Laurel Grove filled rapidly, necessitating three extensions between the 1850s and 1880s. In 1964 the state highway department purchased, for one dollar, six acres of the cemetery for the construction of a connecter between West 37th Street and I-16. Bisecting the cemetery directly through the African American section, this connector split the cemetery in two, severing the historic continuity of the original planning and design intent, and resulted in Laurel Grove North for whites and Laurel Grove South for African Americans.
Laurel Grove North is entered through an arched iron gate and contains four outbuildings, including two Italianate structures designed by architects Sholl and Fay (1850s). Its roughly 55 acres are traversed by winding asphalt and unpaved roads; grassy aisles run between uniform rows of individual and family plots with primarily eastward-facing, ornamental grave markers. This arrangement is disrupted by a ravine (a former pond) at its center containing dense deciduous canopy trees.

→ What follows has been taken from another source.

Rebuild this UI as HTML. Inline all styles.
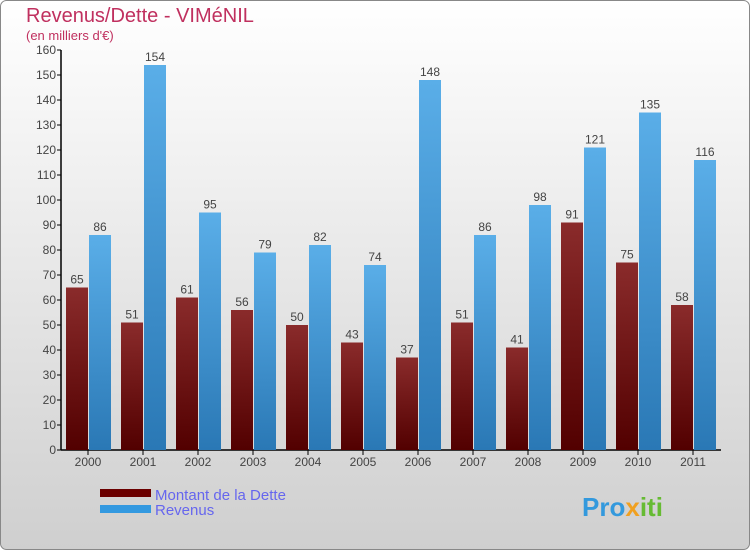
<!DOCTYPE html>
<html><head><meta charset="utf-8"><style>
body{margin:0;width:750px;height:550px;overflow:hidden;font-family:"Liberation Sans",sans-serif}
</style></head><body>
<svg width="750" height="550" xmlns="http://www.w3.org/2000/svg">
<defs>
<linearGradient id="bg" x1="0" y1="0" x2="0" y2="1"><stop offset="0" stop-color="#ffffff"/><stop offset="1" stop-color="#cfcfcf"/></linearGradient>
<linearGradient id="gd" x1="0" y1="0" x2="0" y2="1"><stop offset="0" stop-color="#8a2b2b"/><stop offset="1" stop-color="#520000"/></linearGradient>
<linearGradient id="gr" x1="0" y1="0" x2="0" y2="1"><stop offset="0" stop-color="#5aaee8"/><stop offset="1" stop-color="#2a78b5"/></linearGradient>
</defs>
<rect x="0.5" y="0.5" width="749" height="549" rx="6" fill="url(#bg)" stroke="#888"/>
<text x="26" y="22" font-size="20" fill="#c0305f">Revenus/Dette - VIMéNIL</text>
<text x="26" y="40" font-size="13" fill="#c0305f">(en milliers d'€)</text>
<g id="plot"></g>
<rect x="100" y="489" width="51" height="8" fill="#6b0000"/>
<rect x="100" y="505" width="51" height="8" fill="#3399e0"/>
<text x="155" y="500" font-size="15" fill="#6666ee">Montant de la Dette</text>
<text x="155" y="515" font-size="15" fill="#6666ee">Revenus</text>
<text x="582" y="516" font-size="26" font-weight="bold" fill="#3399dd">Pro<tspan fill="#f0a020">x</tspan><tspan fill="#66bb33">iti</tspan></text>
</svg>
<script>
const years=["2000","2001","2002","2003","2004","2005","2006","2007","2008","2009","2010","2011"];
const dette=[65,51,61,56,50,43,37,51,41,91,75,58];
const revenus=[86,154,95,79,82,74,148,86,98,121,135,116];
const ticks=[0,10,20,30,40,50,60,70,80,90,100,110,120,130,140,150,160];
const NS="http://www.w3.org/2000/svg";
const g=document.getElementById('plot');
const x0=61,step=55,y=v=>450-v*2.5;
function mk(t,a,p){const e=document.createElementNS(NS,t);for(const k in a)e.setAttribute(k,a[k]);(p||g).appendChild(e);return e;}
const ax=mk('line',{x1:x0,y1:50,x2:x0,y2:450,stroke:'#000','stroke-width':1.5});


const bx=mk('line',{x1:x0,y1:450,x2:x0+12*step,y2:450,stroke:'#000','stroke-width':1.5});


ticks.forEach(t=>{
 const l=mk('line',{x1:x0-4,y1:y(t),x2:x0,y2:y(t),stroke:'#000'});
 
 
 const tx=mk('text',{x:x0-5,y:y(t)+4,'font-size':12,fill:'#444','text-anchor':'end'});
 tx.textContent=t;
 
 
});
years.forEach((yr,i)=>{
 const c=x0+i*step+27;
 const tk=mk('line',{x1:c,y1:450,x2:c,y2:455,stroke:'#000'});
 
 
 const lb=mk('text',{x:c,y:466,'font-size':12,fill:'#444','text-anchor':'middle'});
 lb.textContent=yr;
 
 
 [[dette[i],c-22,'url(#gd)','bar-dette'],[revenus[i],c+1,'url(#gr)','bar-revenus']].forEach(([v,bxp,f,n])=>{
  const r=mk('rect',{x:bxp,y:y(v),width:22,height:v*2.5,fill:f});
  
  
  const vt=mk('text',{x:bxp+11,y:y(v)-4,'font-size':12,fill:'#444','text-anchor':'middle'});
  vt.textContent=v;
  
  
 });
});
</script>
</body></html>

Located a half-mile south and entered via a brick and iron gate on Kollock Street, Laurel Grove South is approximately 35 acres. Its grounds are defined by linear asphalt and unpaved roads that frame irregularly shaped sections of individual and family plots, most of which have more modest, eastward-facing grave markers.
The western edge of both cemeteries is lined by deciduous shade trees. The grounds are amply filled with groups of moss-draped live oaks, palms, cypress, and crape myrtles. Flowering shrubs include azaleas, camelia, and other varieties.
Both cemeteries are listed in the National Register of Historic Places: Laurel Grove South was added in 1978 and Laurel Grove North in 1983.